China has sent its second space laboratory into orbit. Beijing is working towards setting up its own manned space station and sending a mission to Mars.

The Tiangong 2 blasted off "in a cloud of smoke" Thursday from the Jiuquan Satellite Launch Center on the edge of the Gobi desert, state news agency Xinhua reported.

The space laboratory, whose name means "Heavenly Palace," was carried into space on top of a Long March rocket. It was set to orbit initially at a height of about 380 kilometers (240 miles) above earth; Xinhua quoted Wu Ping, deputy director of China's manned space engineering office as saying.

In this TV grab, a Long March 2F (CZ-2F) carrier rocket carrying China's second orbiting space lab Tiangong-2 blasts off at the Jiuquan Satellite Launch Center near Jiuquan, northwest China's Gansu province, 15 September 2016.
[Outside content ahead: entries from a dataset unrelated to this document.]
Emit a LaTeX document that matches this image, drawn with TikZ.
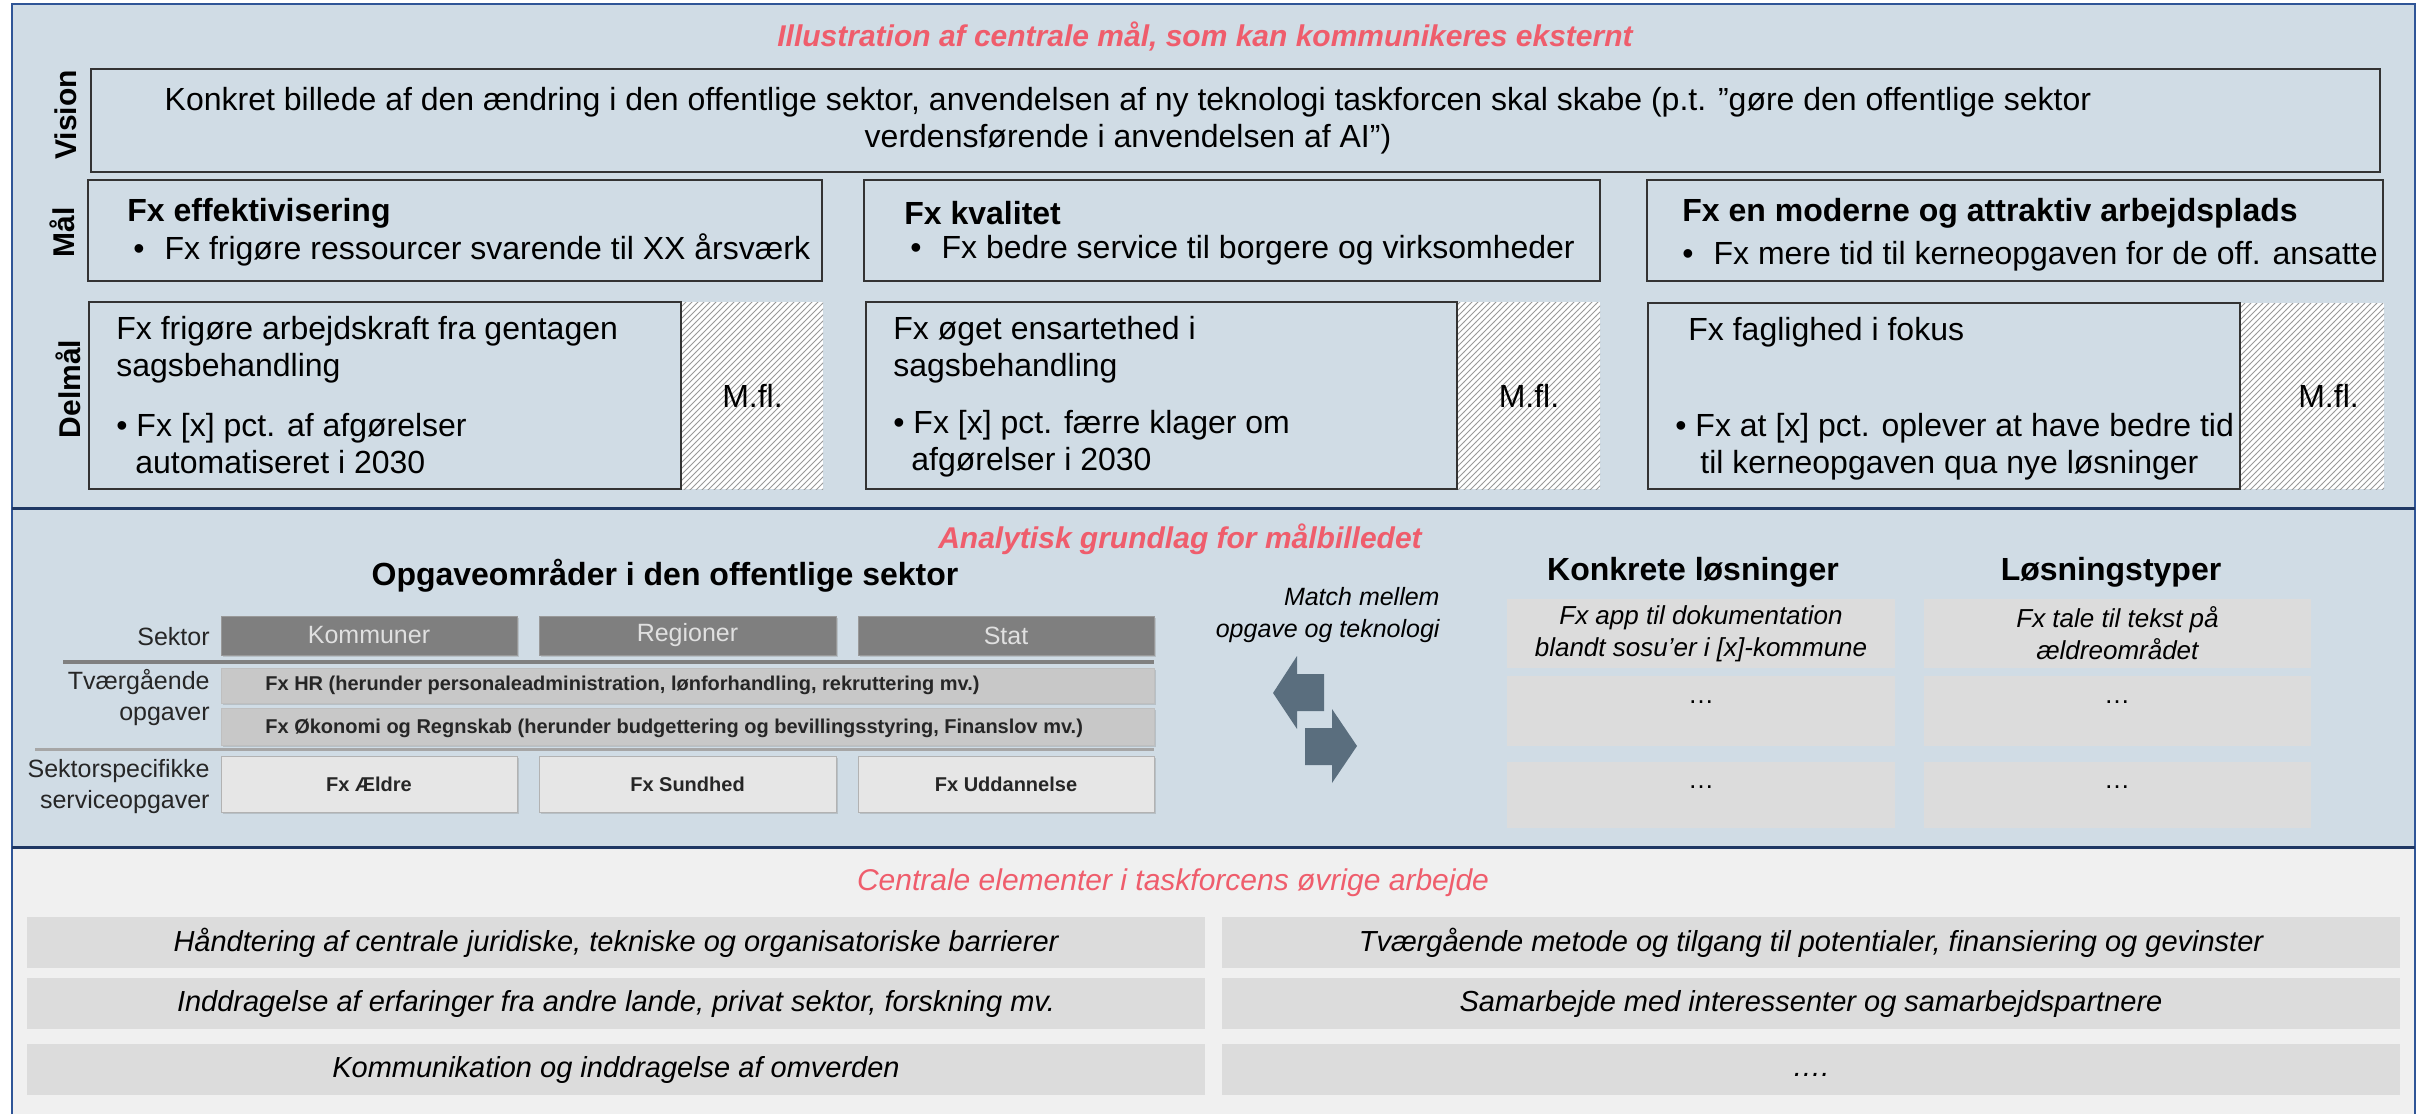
\documentclass[tikz,border=0pt]{standalone}
\usepackage{fontspec}
\setmainfont{Liberation Sans}
\usetikzlibrary{fit,patterns,shadows}
\definecolor{panelblue}{HTML}{D0DCE5}
\definecolor{panelgray}{HTML}{F0F0F0}
\definecolor{framenavy}{HTML}{1F3864}
\definecolor{frameblue}{HTML}{2F5597}
\definecolor{headred}{HTML}{EF5D6C}
\definecolor{cellgray}{HTML}{DCDCDC}
\definecolor{sectordark}{HTML}{7F7F7F}
\definecolor{crossgray}{HTML}{C8C8C8}
\definecolor{taskgray}{HTML}{E6E6E6}
\definecolor{arrowslate}{HTML}{5A6E7E}
\begin{document}
\begin{tikzpicture}[x=0.5pt, y=-0.5pt,
    goalbox/.style={draw=black!80, line width=1pt, inner sep=0pt},
    morebox/.style={fill=white, inner sep=0pt,
      postaction={pattern=north east lines, pattern color=black!40}},
    body/.style={inner sep=0pt, align=left, font=\fontsize{16}{18.5}\selectfont},
    rowlabel/.style={rotate=90, inner sep=0pt, font=\fontsize{15}{18}\selectfont\bfseries},
    heading/.style={inner sep=0pt, text=headred, font=\fontsize{15}{18}\selectfont\bfseries\itshape},
    colhead/.style={inner sep=0pt, font=\fontsize{16}{18}\selectfont\bfseries},
    sidelabel/.style={inner sep=0pt, anchor=east, align=right, text=black!85,
      font=\fontsize{12.5}{15.5}\selectfont},
    cellshadow/.style={drop shadow={shadow xshift=1pt, shadow yshift=-1pt, opacity=.3}},
    sectorcell/.style={cellshadow, fill=sectordark, draw=black!40, inner sep=0pt},
    sectortext/.style={inner sep=0pt, text=black!12, font=\fontsize{12.5}{15}\selectfont},
    crosscell/.style={cellshadow, fill=crossgray, draw=black!25, inner sep=0pt},
    taskcell/.style={cellshadow, fill=taskgray, draw=black!30, inner sep=0pt},
    celltext/.style={inner sep=0pt, text=black!85, font=\fontsize{10}{12}\selectfont\bfseries},
    solcell/.style={fill=cellgray, inner sep=0pt},
    soltext/.style={inner sep=0pt, align=center, font=\fontsize{13}{16}\selectfont\itshape},
    workcell/.style={fill=cellgray, inner sep=0pt},
    worktext/.style={inner sep=0pt, font=\fontsize{14.5}{17}\selectfont\itshape}]
  \useasboundingbox (0,0) rectangle (2420,1114);

  % panels
  \fill[panelblue] (12,4) rectangle (2415,847);
  \fill[panelgray] (12,847) rectangle (2415,1114);
  \draw[frameblue, line width=0.8pt] (12,1114) -- (12,4) -- (2415,4) -- (2415,1114);
  \draw[framenavy, line width=1.5pt] (12,508) -- (2415,508);
  \draw[framenavy, line width=1.5pt] (12,847) -- (2415,847);

  \node[heading] (toptitle) at (1205,36) {Illustration af centrale mål, som kan kommunikeres eksternt};

  % vision
  \node[rowlabel] (lvision) at (66,115) {Vision};
  \node[goalbox, fit={(91,69) (2380,172)}] (vision) {};
  \node[body, align=center] (visiontext) at (1128,121)
    {Konkret billede af den ændring i den offentlige sektor, anvendelsen af ny teknologi taskforcen skal skabe (p.t. ”gøre den offentlige sektor\\verdensførende i anvendelsen af AI”)};

  % maal
  \node[rowlabel] (lmaal) at (62,232) {Mål};
  \node[goalbox, fit={(88,180) (822,281)}] (maal1) {};
  \node[goalbox, fit={(864,180) (1600,281)}] (maal2) {};
  \node[goalbox, fit={(1647,180) (2383,281)}] (maal3) {};
  \node[body, anchor=west] (maal1head) at (127,213) {\bfseries Fx effektivisering};
  \node[body, anchor=west] (maal1item) at (133,250) {\textbullet\hspace{10pt}Fx frigøre ressourcer svarende til XX årsværk};
  \node[body, anchor=west] (maal2head) at (904,213) {\bfseries Fx kvalitet};
  \node[body, anchor=west] (maal2item) at (910,250) {\textbullet\hspace{10pt}Fx bedre service til borgere og virksomheder};
  \node[body, anchor=west] (maal3head) at (1682,213) {\bfseries Fx en moderne og attraktiv arbejdsplads};
  \node[body, anchor=west] (maal3item) at (1682,256) {\textbullet\hspace{10pt}Fx mere tid til kerneopgaven for de off. ansatte};

  % delmaal
  \node[rowlabel] (ldelmaal) at (68,389) {Delmål};
  \node[goalbox, fit={(89,302) (681,489)}] (delmaal1) {};
  \node[morebox, fit={(682,302) (823,489)}] (more1) {};
  \node[goalbox, fit={(866,302) (1457,489)}] (delmaal2) {};
  \node[morebox, fit={(1458,302) (1600,489)}] (more2) {};
  \node[goalbox, fit={(1648,303) (2240,489)}] (delmaal3) {};
  \node[morebox, fit={(2241,303) (2384,489)}] (more3) {};
  \node[body] (more1text) at (more1) {M.fl.};
  \node[body] (more2text) at (more2) {M.fl.};
  \node[body] (more3text) at ([xshift=8pt]more3.center) {M.fl.};
  \node[body, anchor=west] (delmaal1a) at (116,350) {Fx frigøre arbejdskraft fra gentagen\\sagsbehandling};
  \node[body, anchor=west] (delmaal1b) at (116,444) {\textbullet{} Fx [x] pct. af afgørelser\\\hspace*{9.5pt}automatiseret i 2030};
  \node[body, anchor=west] (delmaal2a) at (893,350) {Fx øget ensartethed i\\sagsbehandling};
  \node[body, anchor=west] (delmaal2b) at (893,444) {\textbullet{} Fx [x] pct. færre klager om\\\hspace*{9pt}afgørelser i 2030};
  \node[body, anchor=west] (delmaal3a) at (1688,332) {Fx faglighed i fokus};
  \node[body, anchor=west] (delmaal3b) at (1675,447) {\textbullet{} Fx at [x] pct. oplever at have bedre tid\\\hspace*{12.5pt}til kerneopgaven qua nye løsninger};

  % analytisk grundlag
  \node[heading] (midtitle) at (1180,539) {Analytisk grundlag for målbilledet};
  \node[colhead] (opgavehead) at (665,576) {Opgaveområder i den offentlige sektor};
  \node[sidelabel] (lsektor) at (210,637) {Sektor};
  \node[sectorcell, fit={(221,616) (517,655)}] (kommuner) {};
  \node[sectorcell, fit={(539,616) (836,655)}] (regioner) {};
  \node[sectorcell, fit={(858,616) (1154,655)}] (stat) {};
  \node[sectortext] (kommunertext) at (kommuner) {Kommuner};
  \node[sectortext] (regionertext) at (regioner) {Regioner};
  \node[sectortext] (stattext) at (stat) {Stat};
  \draw[black!50, line width=2pt] (63,662) -- (1154,662);
  \node[sidelabel] (ltvaer) at (210,698) {Tværgående\\opgaver};
  \node[crosscell, fit={(221,668) (1154,703)}] (hr) {};
  \node[celltext, anchor=west] (hrtext) at (265,685) {Fx HR (herunder personaleadministration, lønforhandling, rekruttering mv.)};
  \node[crosscell, fit={(221,708) (1154,745)}] (oekonomi) {};
  \node[celltext, anchor=west] (oekonomitext) at (265,728) {Fx Økonomi og Regnskab (herunder budgettering og bevillingsstyring, Finanslov mv.)};
  \draw[black!35, line width=1.5pt] (35,749) -- (1154,749);
  \node[sidelabel] (lspecifik) at (210,787) {Sektorspecifikke\\serviceopgaver};
  \node[taskcell, fit={(221,756) (517,812)}] (aeldre) {};
  \node[taskcell, fit={(539,756) (836,812)}] (sundhed) {};
  \node[taskcell, fit={(858,756) (1154,812)}] (uddannelse) {};
  \node[celltext] (aeldretext) at (aeldre) {Fx Ældre};
  \node[celltext] (sundhedtext) at (sundhed) {Fx Sundhed};
  \node[celltext] (uddannelsetext) at (uddannelse) {Fx Uddannelse};

  \node[sidelabel, text=black, font=\fontsize{12.5}{16}\selectfont\itshape] (matchtext) at (1440,615) {Match mellem\\opgave og teknologi};
  \fill[arrowslate] (1273,693) -- (1297,656) -- (1297,674) -- (1324,674) -- (1324,711) -- (1297,711) -- (1297,729) -- cycle;
  \fill[arrowslate] (1305,728) -- (1332,728) -- (1332,709) -- (1357,746) -- (1332,783) -- (1332,765) -- (1305,765) -- cycle;

  \node[colhead] (konkrethead) at (1693,572) {Konkrete løsninger};
  \node[colhead] (typehead) at (2111,572) {Løsningstyper};
  \node[solcell, fit={(1507,599) (1895,668)}] (konkret1) {};
  \node[solcell, fit={(1507,676) (1895,746)}] (konkret2) {};
  \node[solcell, fit={(1507,762) (1895,828)}] (konkret3) {};
  \node[solcell, fit={(1924,599) (2311,668)}] (type1) {};
  \node[solcell, fit={(1924,676) (2311,746)}] (type2) {};
  \node[solcell, fit={(1924,762) (2311,828)}] (type3) {};
  \node[soltext] (konkret1text) at (konkret1) {Fx app til dokumentation\\blandt sosu’er i [x]-kommune};
  \node[soltext] (type1text) at (type1) {Fx tale til tekst på\\ældreområdet};
  \node[soltext, font=\fontsize{13}{16}\selectfont] (konkret2dots) at (1701,702) {…};
  \node[soltext, font=\fontsize{13}{16}\selectfont] (konkret3dots) at (1701,787) {…};
  \node[soltext, font=\fontsize{13}{16}\selectfont] (type2dots) at (2117,702) {…};
  \node[soltext, font=\fontsize{13}{16}\selectfont] (type3dots) at (2117,787) {…};

  % oevrige arbejde
  \node[heading, font=\fontsize{15}{18}\selectfont\itshape] (bottomtitle) at (1173,883) {Centrale elementer i taskforcens øvrige arbejde};
  \node[workcell, fit={(27,917) (1205,968)}] (work1) {};
  \node[workcell, fit={(27,978) (1205,1029)}] (work2) {};
  \node[workcell, fit={(27,1044) (1205,1095)}] (work3) {};
  \node[workcell, fit={(1222,917) (2400,968)}] (work4) {};
  \node[workcell, fit={(1222,978) (2400,1029)}] (work5) {};
  \node[workcell, fit={(1222,1044) (2400,1095)}] (work6) {};
  \node[worktext] (work1text) at (work1) {Håndtering af centrale juridiske, tekniske og organisatoriske barrierer};
  \node[worktext] (work2text) at (work2) {Inddragelse af erfaringer fra andre lande, privat sektor, forskning mv.};
  \node[worktext] (work3text) at (work3) {Kommunikation og inddragelse af omverden};
  \node[worktext] (work4text) at (work4) {Tværgående metode og tilgang til potentialer, finansiering og gevinster};
  \node[worktext] (work5text) at (work5) {Samarbejde med interessenter og samarbejdspartnere};
  \node[worktext] (work6text) at (work6) {\strut….};
\end{tikzpicture}
\end{document}
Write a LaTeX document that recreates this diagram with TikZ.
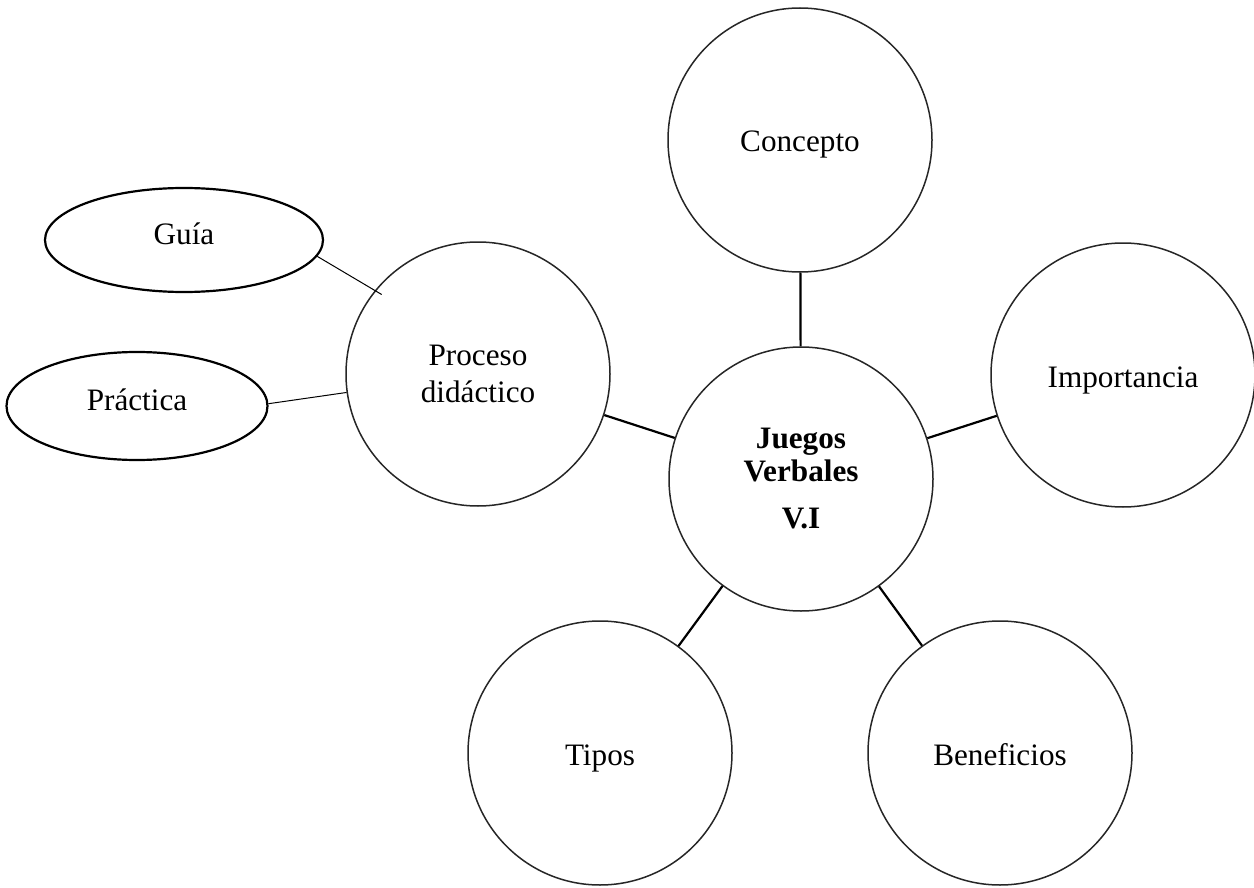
\documentclass[tikz,border=0pt]{standalone}
\usepackage{fontspec}
\setmainfont{Liberation Serif}
\usetikzlibrary{shapes.geometric}
\tikzset{
  bubble/.style={circle, draw=black!85, line width=0.75pt, inner sep=0pt, minimum size=132pt, align=center, font=\fontsize{15.6}{18.5}\selectfont},
  single/.style={text height=12pt, text depth=0pt},
  oval/.style={ellipse, draw=black, line width=1.1pt, inner sep=0pt, text height=9pt, text depth=5pt, font=\fontsize{15.6}{18.5}\selectfont},
  link/.style={draw=black, line width=1.1pt},
  thinlink/.style={draw=black, line width=0.5pt}
}
\begin{document}
\begin{tikzpicture}[x=0.5pt,y=-0.5pt]
\useasboundingbox (0,0) rectangle (1254,888);
\node[bubble, font=\bfseries\fontsize{15.6}{16.5}\selectfont] (cen) at (801,479) {Juegos\\Verbales\\[7pt]V.I};
\node[bubble, single] (con) at (800,140) {Concepto};
\node[bubble, single] (imp) at (1123,375) {Importancia};
\node[bubble] (pro) at (478,374) {Proceso\\did\'actico};
\node[bubble, single] (tip) at (600,753) {Tipos};
\node[bubble, single] (ben) at (1000,753) {Beneficios};
\node[oval, minimum width=139pt, minimum height=52pt] (gui) at (184,240) {Guía};
\node[oval, minimum width=130.5pt, minimum height=54pt] (pra) at (137,406) {Práctica};
\draw[link] (con) -- (cen);
\draw[link] (imp) -- (cen);
\draw[link] (pro) -- (cen);
\draw[link] (tip) -- (cen);
\draw[link] (ben) -- (cen);
\draw[thinlink, shorten >=-4pt] (gui.-7) -- (pro.141);
\draw[thinlink] (pra.1) -- (pro.188);
\end{tikzpicture}
\end{document}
Two astronauts are expected to journey to the 'Heavenly Palace'

Two astronauts were later expected to be transported to the facility and spend 30 days there. They would carry out research projects including those relating to repairing equipment in-orbit, aerospace medicine and atomic space clocks.

Ambitious space program

China's first space lab, Tiangong 1, was launched five years ago and officially went out of service earlier this year. In 2003 China conducted its first crewed space mission, becoming the third country after Russia and the United States to do so. Since then, it has staged a space walk and landed a rover on the moon.

China is excluded from the International Space Station. However, Beijing is keen to advance its own space program, with a total of 20 missions planned this year. China intends to eventually land one of its citizens on the moon and back in April announced plans to send a rover to Mars around the year 2020.

China hopes to have a permanent crewed space station in service around 2022.